Picture of Light

Semaine de la Critique Locarno 1994

Picture of Light
CA/CH 1994 83'

Director: Peter Mettler
Script: Peter Mettler
Camera: Peter Mettler, Gerald Packer, Mark Cyre
Sound: Leon Johnson, Gaston Kyriazi
Editing:: Peter Mettler, Mike Munn
Music:: Jim O'Rourke
Production:: Grimthorpe Film

Peter Mettler 1994 83'

We live in a time where things do not seem to exist if they are not captured as an image.

But if you look into darkness you may see the lights of your own retina -- not unlike the Northern Lights, not unlike the movements of thought. Like a shapeless accumulation of everything we have ever seen.
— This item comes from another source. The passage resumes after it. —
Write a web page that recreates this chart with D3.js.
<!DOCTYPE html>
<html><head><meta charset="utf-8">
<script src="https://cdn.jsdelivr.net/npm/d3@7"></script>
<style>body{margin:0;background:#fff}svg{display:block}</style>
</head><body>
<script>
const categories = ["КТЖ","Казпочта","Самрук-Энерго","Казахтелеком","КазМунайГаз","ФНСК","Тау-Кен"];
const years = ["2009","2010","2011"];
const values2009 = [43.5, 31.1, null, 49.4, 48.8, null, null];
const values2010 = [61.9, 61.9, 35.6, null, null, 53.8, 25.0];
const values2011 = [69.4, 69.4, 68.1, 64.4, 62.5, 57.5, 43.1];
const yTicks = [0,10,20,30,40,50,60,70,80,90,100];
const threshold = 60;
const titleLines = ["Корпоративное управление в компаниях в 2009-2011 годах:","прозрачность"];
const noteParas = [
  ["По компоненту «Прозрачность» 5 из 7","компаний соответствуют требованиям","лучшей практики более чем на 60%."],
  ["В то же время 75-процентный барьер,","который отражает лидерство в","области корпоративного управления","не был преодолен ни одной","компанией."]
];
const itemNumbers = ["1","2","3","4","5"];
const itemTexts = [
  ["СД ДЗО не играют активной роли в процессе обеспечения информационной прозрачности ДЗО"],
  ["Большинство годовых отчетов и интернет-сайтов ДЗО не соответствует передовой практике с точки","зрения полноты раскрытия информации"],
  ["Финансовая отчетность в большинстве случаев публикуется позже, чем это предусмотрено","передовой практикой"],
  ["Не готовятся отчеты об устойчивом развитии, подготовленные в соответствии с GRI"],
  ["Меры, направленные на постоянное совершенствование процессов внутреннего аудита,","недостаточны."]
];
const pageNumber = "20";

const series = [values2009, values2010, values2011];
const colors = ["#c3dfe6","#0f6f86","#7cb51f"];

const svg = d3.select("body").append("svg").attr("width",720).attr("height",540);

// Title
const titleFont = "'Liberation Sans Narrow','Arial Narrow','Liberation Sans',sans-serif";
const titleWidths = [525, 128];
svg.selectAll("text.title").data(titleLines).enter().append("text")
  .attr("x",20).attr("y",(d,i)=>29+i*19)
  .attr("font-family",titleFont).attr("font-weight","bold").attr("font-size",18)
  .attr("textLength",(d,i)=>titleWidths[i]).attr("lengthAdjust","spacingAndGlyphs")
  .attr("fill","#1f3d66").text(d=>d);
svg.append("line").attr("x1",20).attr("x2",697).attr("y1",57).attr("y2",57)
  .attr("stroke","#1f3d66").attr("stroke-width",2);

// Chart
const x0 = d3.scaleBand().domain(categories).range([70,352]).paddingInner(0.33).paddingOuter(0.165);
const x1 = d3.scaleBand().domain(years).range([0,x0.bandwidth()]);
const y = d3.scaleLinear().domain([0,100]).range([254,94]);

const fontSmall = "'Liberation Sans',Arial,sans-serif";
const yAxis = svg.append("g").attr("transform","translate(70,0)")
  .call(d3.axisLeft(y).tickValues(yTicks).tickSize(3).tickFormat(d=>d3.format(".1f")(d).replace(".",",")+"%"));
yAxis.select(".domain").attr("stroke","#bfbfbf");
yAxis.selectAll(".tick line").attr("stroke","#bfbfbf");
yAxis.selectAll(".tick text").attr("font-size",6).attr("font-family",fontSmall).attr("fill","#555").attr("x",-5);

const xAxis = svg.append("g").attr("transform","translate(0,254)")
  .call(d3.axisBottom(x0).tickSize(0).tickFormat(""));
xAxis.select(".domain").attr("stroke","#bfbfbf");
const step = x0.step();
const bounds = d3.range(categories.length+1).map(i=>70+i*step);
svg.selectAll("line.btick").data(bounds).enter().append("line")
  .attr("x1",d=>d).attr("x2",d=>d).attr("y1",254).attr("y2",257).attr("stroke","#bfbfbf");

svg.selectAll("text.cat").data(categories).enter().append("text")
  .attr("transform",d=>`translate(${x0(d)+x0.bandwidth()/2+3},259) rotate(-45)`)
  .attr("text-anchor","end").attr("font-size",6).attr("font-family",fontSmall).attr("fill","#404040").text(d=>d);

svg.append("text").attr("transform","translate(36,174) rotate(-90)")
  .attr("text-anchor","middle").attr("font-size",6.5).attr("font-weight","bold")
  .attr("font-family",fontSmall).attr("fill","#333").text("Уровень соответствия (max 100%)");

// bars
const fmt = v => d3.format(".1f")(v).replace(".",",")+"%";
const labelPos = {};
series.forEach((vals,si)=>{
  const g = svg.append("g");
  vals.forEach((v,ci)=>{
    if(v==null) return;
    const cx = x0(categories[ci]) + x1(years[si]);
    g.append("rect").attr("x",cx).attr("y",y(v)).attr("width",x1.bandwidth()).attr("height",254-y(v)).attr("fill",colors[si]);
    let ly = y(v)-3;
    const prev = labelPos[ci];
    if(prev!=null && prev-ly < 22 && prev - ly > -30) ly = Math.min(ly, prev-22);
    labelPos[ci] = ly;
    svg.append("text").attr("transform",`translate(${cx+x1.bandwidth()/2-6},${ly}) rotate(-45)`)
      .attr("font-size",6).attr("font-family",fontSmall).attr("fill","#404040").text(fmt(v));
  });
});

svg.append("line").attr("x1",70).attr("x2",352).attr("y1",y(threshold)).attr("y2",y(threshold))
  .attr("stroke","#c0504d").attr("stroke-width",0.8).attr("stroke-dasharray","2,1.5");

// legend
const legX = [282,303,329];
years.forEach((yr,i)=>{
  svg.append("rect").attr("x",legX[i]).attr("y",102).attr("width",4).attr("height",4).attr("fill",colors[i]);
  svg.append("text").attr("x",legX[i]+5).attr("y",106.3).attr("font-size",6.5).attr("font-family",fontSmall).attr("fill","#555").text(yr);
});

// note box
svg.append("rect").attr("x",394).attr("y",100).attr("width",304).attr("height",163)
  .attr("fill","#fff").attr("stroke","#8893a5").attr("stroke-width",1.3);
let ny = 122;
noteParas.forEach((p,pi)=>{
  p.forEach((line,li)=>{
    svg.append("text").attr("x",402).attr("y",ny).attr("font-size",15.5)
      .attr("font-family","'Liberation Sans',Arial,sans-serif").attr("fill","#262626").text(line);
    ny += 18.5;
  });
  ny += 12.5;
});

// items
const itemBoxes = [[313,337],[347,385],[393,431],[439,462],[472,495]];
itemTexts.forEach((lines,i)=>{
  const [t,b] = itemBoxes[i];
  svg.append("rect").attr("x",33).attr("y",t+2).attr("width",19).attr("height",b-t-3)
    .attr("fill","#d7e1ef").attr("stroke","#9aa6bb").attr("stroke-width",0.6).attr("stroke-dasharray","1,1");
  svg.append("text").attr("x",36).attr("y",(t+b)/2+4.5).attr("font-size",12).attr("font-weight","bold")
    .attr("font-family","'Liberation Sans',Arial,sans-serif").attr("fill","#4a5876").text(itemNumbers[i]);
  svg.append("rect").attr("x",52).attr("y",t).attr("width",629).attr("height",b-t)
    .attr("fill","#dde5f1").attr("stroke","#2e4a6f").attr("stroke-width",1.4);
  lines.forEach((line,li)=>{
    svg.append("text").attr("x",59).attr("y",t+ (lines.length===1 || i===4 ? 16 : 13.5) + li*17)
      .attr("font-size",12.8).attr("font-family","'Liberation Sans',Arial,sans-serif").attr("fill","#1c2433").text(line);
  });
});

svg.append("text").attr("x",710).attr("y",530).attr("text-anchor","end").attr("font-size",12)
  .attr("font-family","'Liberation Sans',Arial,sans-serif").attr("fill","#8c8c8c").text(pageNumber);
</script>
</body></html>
Before science explained, the Northern Lights were interpreted as visions, prophecies, spirits -- a trigger for the imagination -- images provided by nature framed by no less than the universe itself.
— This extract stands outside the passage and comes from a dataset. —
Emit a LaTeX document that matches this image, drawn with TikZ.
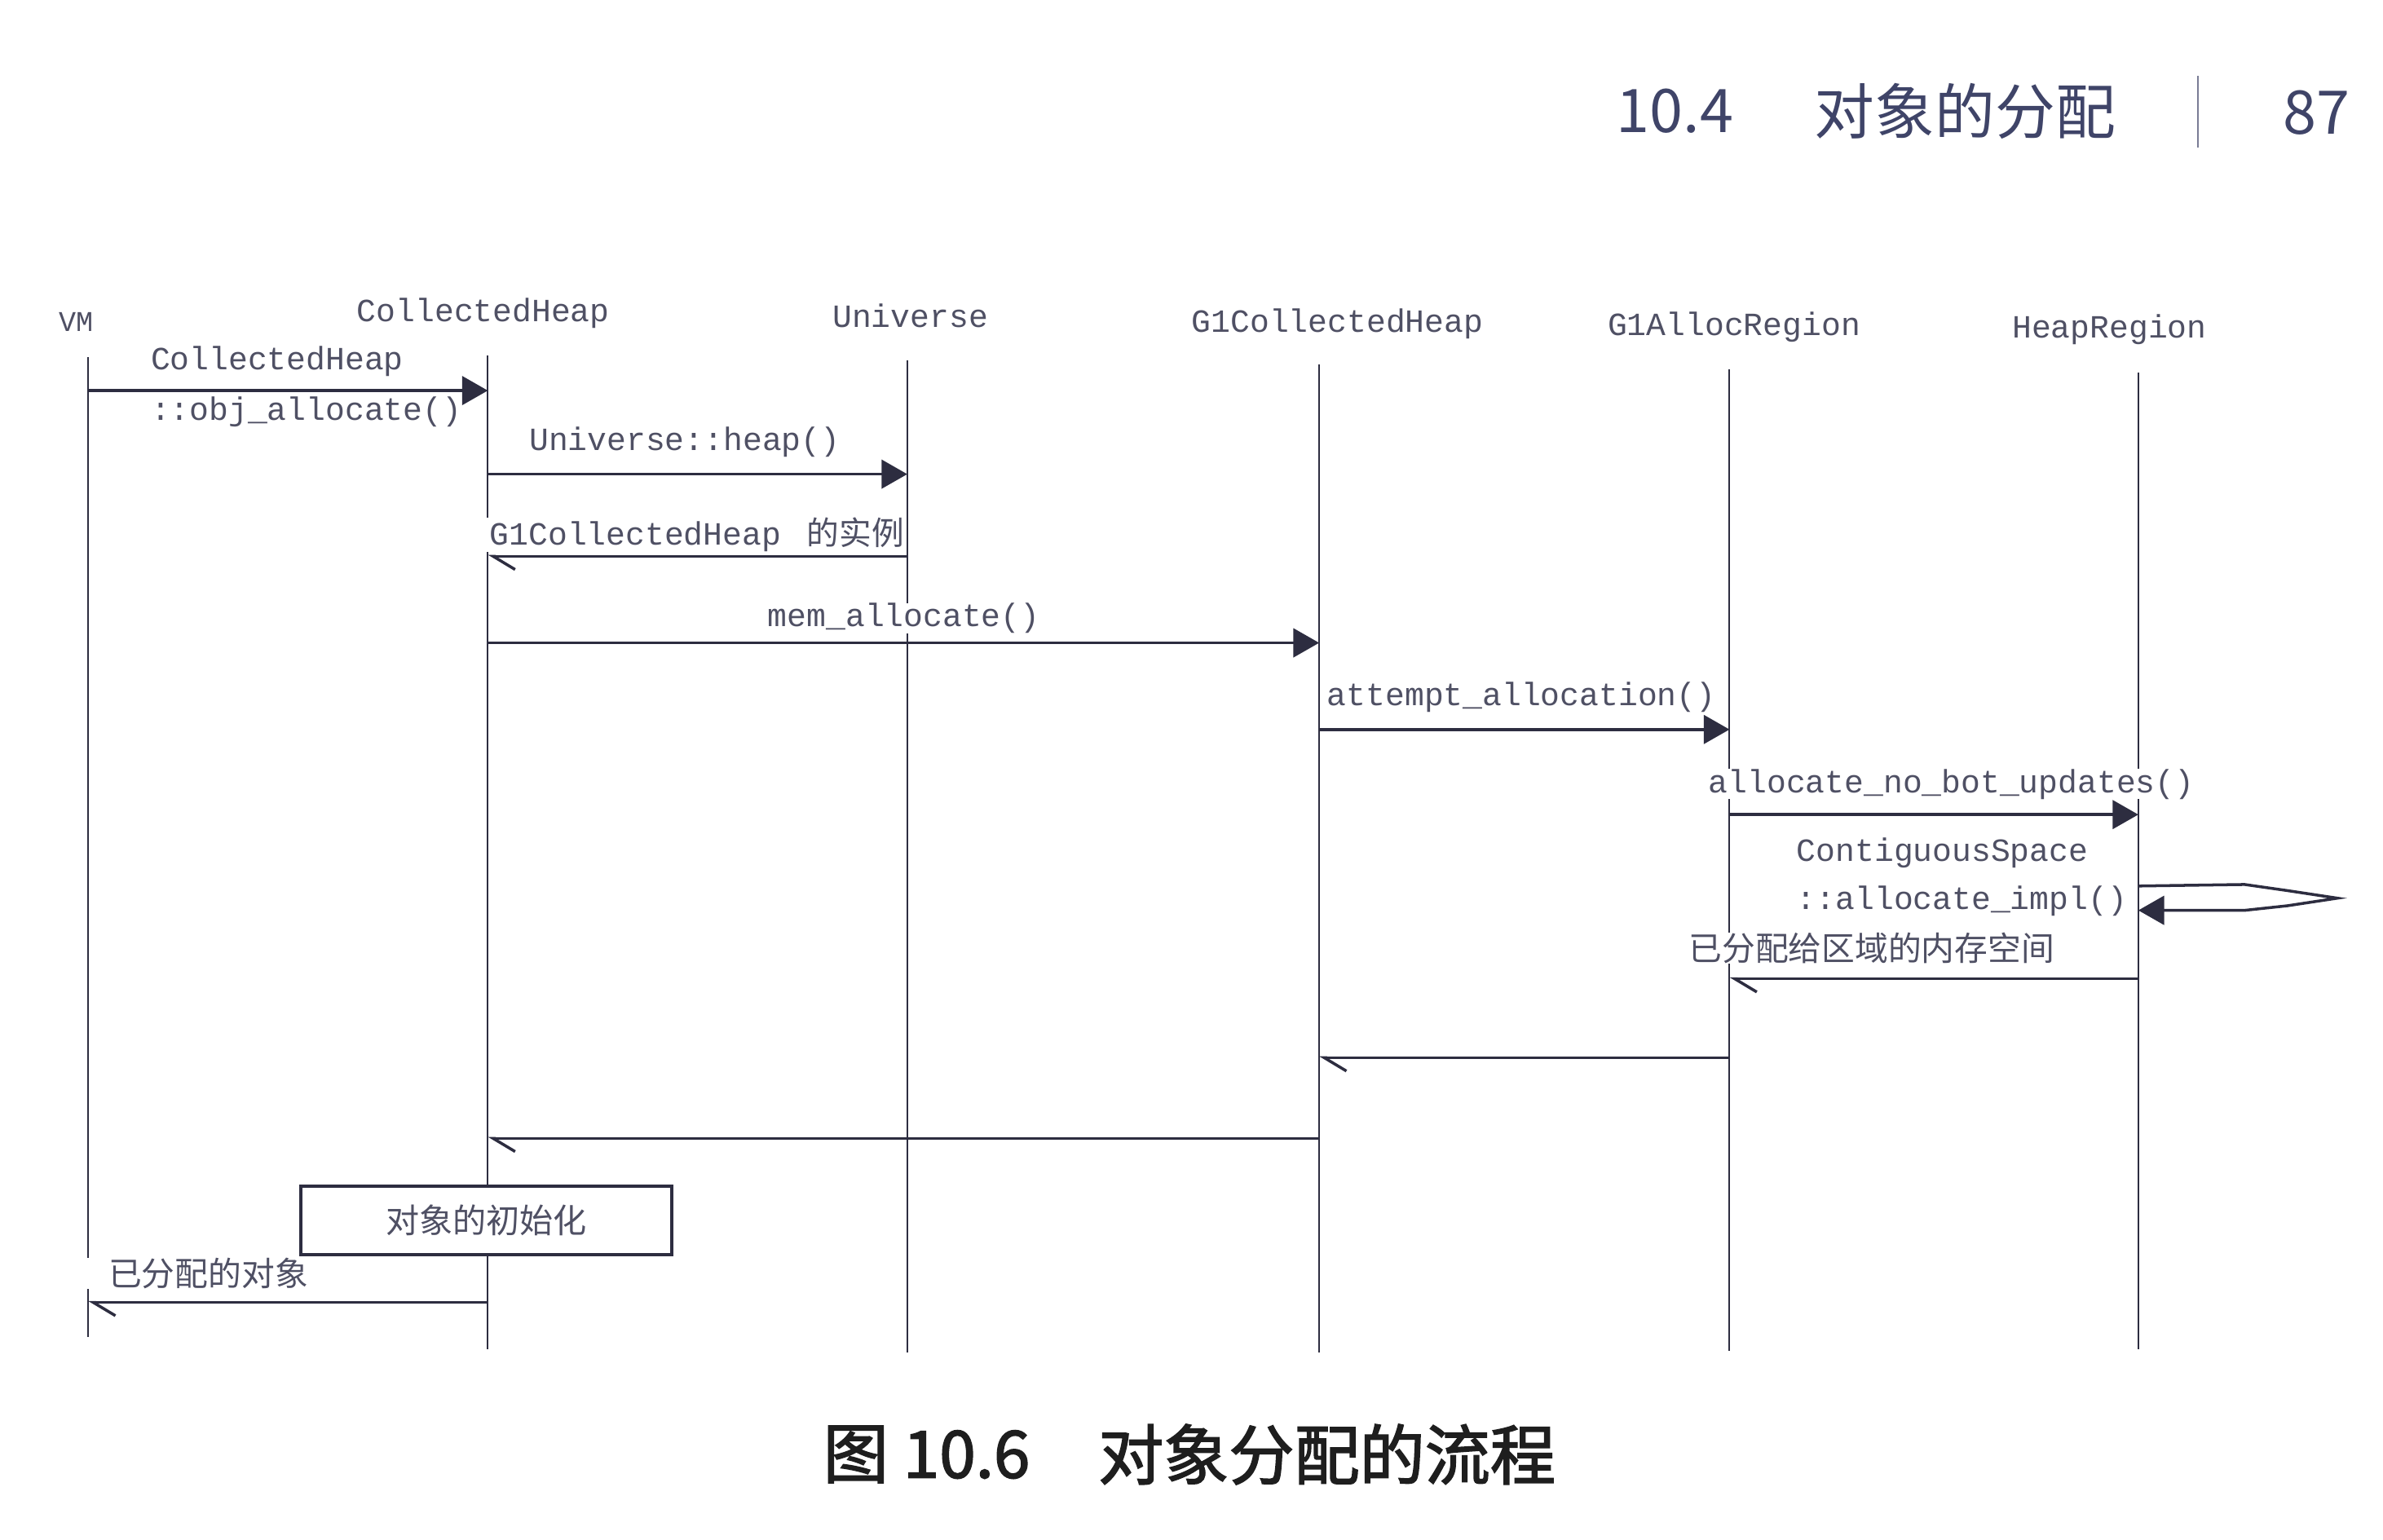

...aurora borealis...the lights with no bodies, pouring colours from the sky...a film exploring the capture of images from nature, images more special than any special effect...

Appearing in the film: Andreas Züst, (Snowdrift sculptor), Charles Bagnall (“It's in the hands of God”), Steve Bosnjak (Motel Owner), Gavin Conner (rifle man), Alex Ouskun/Flora S.N. Beardy (“His grandfather said…”), Gerald Packer (“ It's a little deep over here”), Ed Bazlik (“They're greenish…”), Father Kees Verspeek (“ They remind me of the wartime”), Dr. Don Lind (Outer space), Hugh Haqpi (Lost in the storm), Dr. Alex Tolton (Frostbite evaluation), Joseph Natakok (The Inuk elder) Brian Ladoon (Dog trainer), Atlas I Mission STS 45 Crew

"PICTURE OF LIGHT has the narrative innovation and esthetic brilliance of a good drama. Hypnotic displays of the aurora borealis...are the gold at the end of Mettler's rainbow, but getting there is more than half the fun. The film is an existential meditation on snow and space and cold, undercut by an absurdist wit... Mettler goes to a world where cameras freeze and tries to film nothingness, unbroken patterns of land and sky. He achieves amazing results. In the context of Canadian cinema, where characters often live in uneasy tension with their environment, for once there is no contest: the weather wins, hands down.”
Brian D. Johnson, Maclean's Magazine

"...you sense you're watching a new art form in the process of creation...among the very best documentaries to come along in years...PICTURE OF LIGHT is an elegantly framed lyric by Peter Mettler about the North and the northern lights. At the very outset, the director hints there's deeper music to be heard here by introducing us to a camera designed especially for the deep cold. Spurred on by thoughts of a man he met at a part "who watches the shy", Mettler's PICTURE OF LIGHT is as much a meditation on documentary filmmaking as it is on the North."
Peter Goddard, THE TORONTO STAR

“Mettler points at the world… engaging us in poetry and imagination… Like the first gestures of cinema, he is always perceiving the world as an object of endless fascination… Peter Mettler dreams with his eyes open, and in wanting to convey the elusive aurora borealis, he takes measure of the infinite as no camera has ever done before…”
Jean Perret, Semaine de la critique, Locarno

"More than a film about the Northern Lights, Picture of Light is nothing less than a summation of Mettler's philosophical approach to his paradoxical art. Appropriately, the genesis of the film is as remarkable as the film itself. Mettler met meteorologist and artist Andrea Zuest at a dinner in Switzerland. Their mutual interest in auroras and "the pursuit of wonder" led to Zuest agreeing to fund the film. Subsequently, Mettler, Zuest and a small crew made two winter visits to Churchill, Manitoba, to film the aurora borealis with a special computer-designed camera. On one level, Picture of Light is a quintessential Canadian portrait of a natural world in extremis--a community surviving in a harsh land; a living, breathing, good-natured defiance of the elements; a frigid reminder of the necessity and futility of technology. It is also an examination of an elusive, fluid subject from different points of view. Essentially, the film is an accumulation of representations, or pictures of the lights, whether in language, photographic or video images. Each picture is incomplete, approximate; each an explanation or limited interpretation. Yet, each is spellbinding. When the lights are revealed in spectacular fashion (shot at slow speed and optically printed to stretch time), we are reminded that we are not looking at the real thing. It does not matter. The trick of physics and the "lies" of the camera that have made the images possible create wonder and awe. The paradox is complete."